Monads don’t compose, effects do. ‘IO a’ works great until until you need to add another effect, for example ‘Maybe’. Then you need to bring in monad transformers and create your own monad combining the two, then rewrite all your code to lift the effects from one monad to the other. And you have to do this every time you want to add a new effect.
> Not to mention you need monadic and nonmonadic versions of every higher order function (or so it feels like) - map / mapM
This is more a weakness of Haskell's standard library (which is despite its reputation not very friendly to category theory) than an inherent problem with monads.
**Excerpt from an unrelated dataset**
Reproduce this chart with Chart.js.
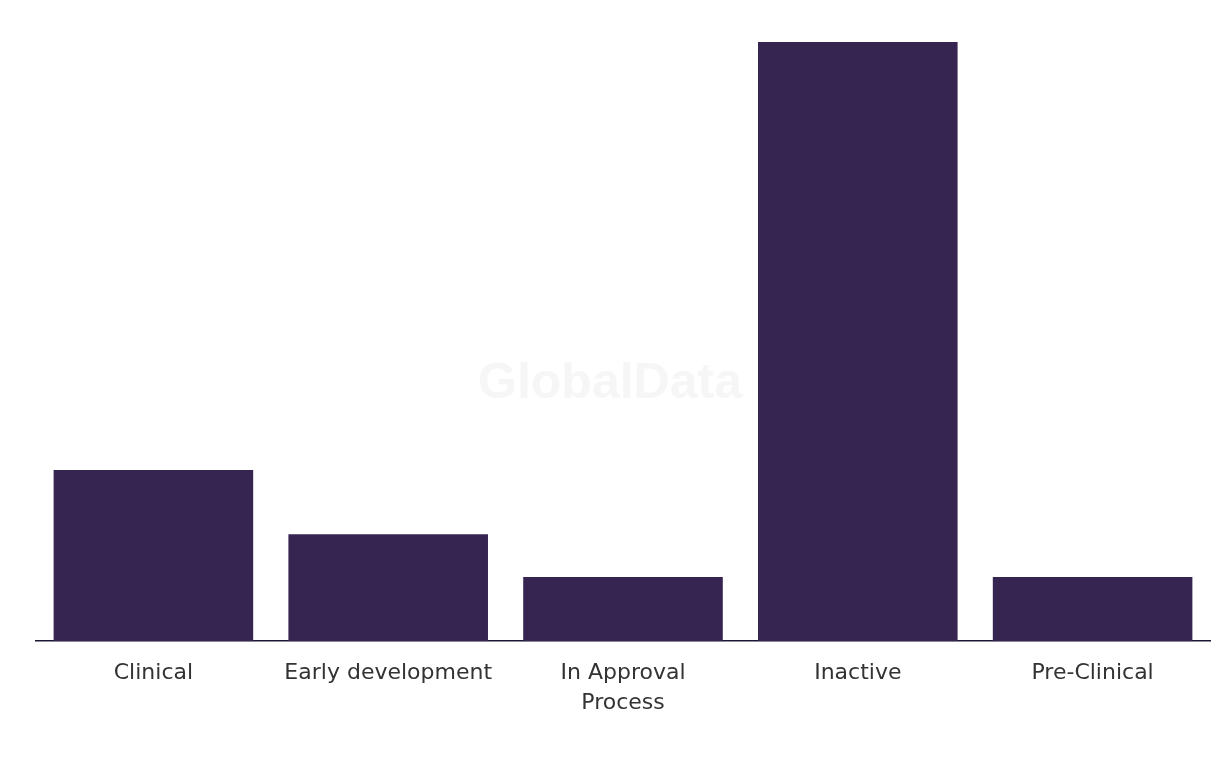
<!DOCTYPE html>
<html>
<head>
<meta charset="utf-8">
<script src="https://cdn.jsdelivr.net/npm/chart.js@4"></script>
<style>
  html, body { margin: 0; padding: 0; background: #ffffff; }
  #wrap { width: 1220px; height: 766px; position: relative; }
</style>
</head>
<body>
<div id="wrap"><canvas id="chart"></canvas></div>
<script>
const categories = ['Clinical', 'Early development', ['In Approval', 'Process'], 'Inactive', 'Pre-Clinical'];
const counts = [8, 5, 3, 28, 3];

// marca de agua detras de las barras
const watermark = {
    id: 'watermark',
    beforeDatasetsDraw(chart) {
        const ctx = chart.ctx;
        ctx.save();
        ctx.font = 'bold 50px "Liberation Sans", Arial, sans-serif';
        ctx.fillStyle = '#f6f6f6';
        ctx.textAlign = 'center';
        ctx.textBaseline = 'middle';
        ctx.fillText('GlobalData', 610, 384);
        ctx.restore();
    }
};

document.addEventListener('DOMContentLoaded', function() {
    const ctx = document.getElementById('chart');
    new Chart(ctx, {
        type: 'bar',
        data: {
            labels: categories,
            datasets: [{
                data: counts,
                backgroundColor: '#362451',
                borderWidth: 0,
                barPercentage: 0.85,
                categoryPercentage: 1
            }]
        },
        plugins: [watermark],
        options: {
            responsive: true,
            maintainAspectRatio: false,
            animation: false,
            layout: { padding: { left: 36, right: 10, top: 42, bottom: 39 } },
            plugins: {
                legend: { display: false },
                tooltip: { enabled: false }
            },
            scales: {
                x: {
                    grid: { display: false },
                    border: { display: true, color: '#1b1730', width: 1.5 },
                    ticks: {
                        color: '#333333',
                        padding: 9,
                        maxRotation: 0,
                        font: { family: '"DejaVu Sans", sans-serif', size: 22, lineHeight: 1.36 }
                    }
                },
                y: {
                    display: false,
                    min: 0,
                    max: 28
                }
            }
        }
    });
});
</script>
</body>
</html>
A more general `map` would look something like this
class Category c => FunctorOf c f where
map :: c a b -> c (f a) (f b)
fmap :: FunctorOf (->) f => (a -> b) -> f a -> f b
fmap = map
type Kleisli m a b = a -> m b
mapM :: (Monad m, FunctorOf (Kleisli m) f) => (a -> m b) -> f a -> m (f b)
mapM = map
type Op c a b = c b a
contramap :: FunctorOf (Op (->)) f => (a -> b) -> f b -> f a
contramap = map
type Product c d (a,x) (b,y) = (c a b, d x y)
bimap :: FunctorOf (Product (->) (->)) f => (a -> b, x -> y) -> f (a, x) -> f (b, y)
bimap = map
-- and so on
but this would require somewhat better type-level programming support for the ergonomics to work out.
> Monads need to wrap each other, effects are more composable
It's really trickier than algebraic effects make it seem though. Haskell-ish "monad transfomers" as a stack of wrappers may pick concrete ordering of effects in advance (e.g. there's difference between `State<S, Result<E, T>>` and `Result<E, State<S, T>>`, using Rust syntax), but effect systems like one in Koka either have to do the same decision by using specific order of interpreters, or by sticking to single possible ordering, e.g. using one, more powerful monad. And then there're questions around higher order effects - that is, effects with operations that take effectful arguments - because they have to be able to "weave" other effects through themselves while preserving their behaviour, and this weaving seems to be dependent on concrete choice of effects, thus not being easily composable. In a sense, languages like Koka or Unison have to be restricted in some way, giving up on some types of effects. I'm not saying that's a bad thing though, it's still a improvement over having single effect (IO) or no effects at all.
Being able to change the ordering of effects on the fly is a benefit of algebraic-effect systems. As you mentioned `State<S, Result<E, T>>` and `Result<E, State<S, T>>`have very different effects. Algebraic-effects let you switch between the two behaviors when you run the effects, whereas with monad transformers you have to refactor all your code to use `State<S, Result<E, T>>` instead of `Result<E, State<S, T>>` or vice-versa
You can recover the ability to reorder effects by using MTL-style type classes, so you could write that as M<T> where M: MonadState<S> + MonadError<E>, in rust-ish syntax. But that makes the number of trait/typeclass implementation for each transformer explode (given a trait and a type for each transformer, it's O(N^2)), whereas algebraic effect systems don't really have that issue. I also have a hunch that algebraic effects(or, well, delimited continuations in general) are probably easier to optimize than monad transformers, too.